NSSE (pronounced “Nessie”) is the largest and most respected measure of how undergraduates are learning and what they think of the process. The 2015 survey collected responses from 315,000 students at 585 four-year colleges and universities in the United States and Canada.
The survey’s authors say the lack of challenge in many college courses may stunt learning in a significant way. Students who said they were highly challenged by their courses “were more likely to engage in a variety of effective educational practices,” the survey said. Doing their best work meant strategies such as “active reading, reviewing notes after class and summarizing what was learned,” the survey said. Nearly half of surveyed four-year college undergraduates apparently don’t think they are being encouraged to do that.
We are not talking about party schools making the more prestigious campuses look bad. The extent to which students said they were challenged “was unrelated to admissions selectivity for first-year students,” the study said.
This is in part the result of U.S. colleges operating with almost no independent assessments of how well their students are learning. When the George W. Bush and Obama administrations suggested programs to gauge what was going on in college courses, college presidents erupted in outrage. The idea has since gone nowhere.
When I contributed to a collection of essays on this phenomenon a decade ago, University of Central Florida economist Mark Soskin told me that “it is convenient all around for students, faculty, taxpayers, legislators, alums and donors to pretend that high quality and relevant learning is going on. . . . Establishing standards or even publishing measured learning would reveal that the emperor, if not naked, has a much skimpier wardrobe than commonly presumed.”

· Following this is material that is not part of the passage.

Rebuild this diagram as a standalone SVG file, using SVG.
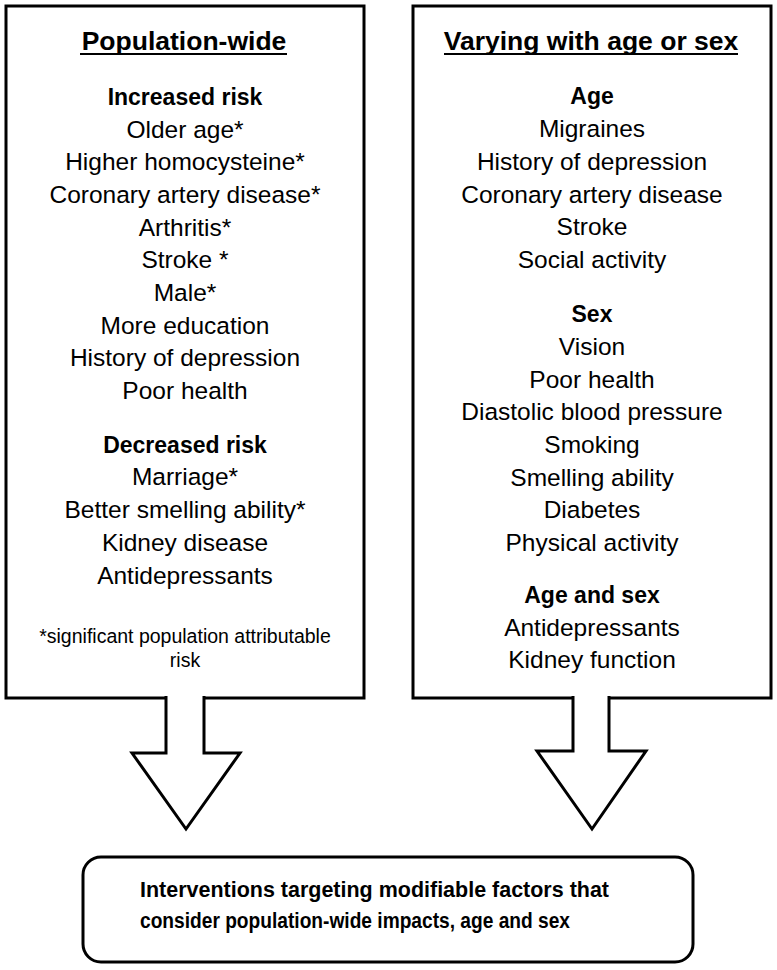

The American Council of Trustees and Alumni has been at war for many years against pop courses that substitute for substantial learning. One Ivy League school allowed students to meet its math requirement with a course called “Reasoning About Luck.” Another Ivy campus gave humanities credit for “Ghosts, Demons and Monsters.” The council’s latest review of more than 1,100 institutions found that just 2 percent of them required at least six of the seven subjects it considers essential to a liberal arts education: literature, composition, economics, math, intermediate-level foreign language, science, and American government and history.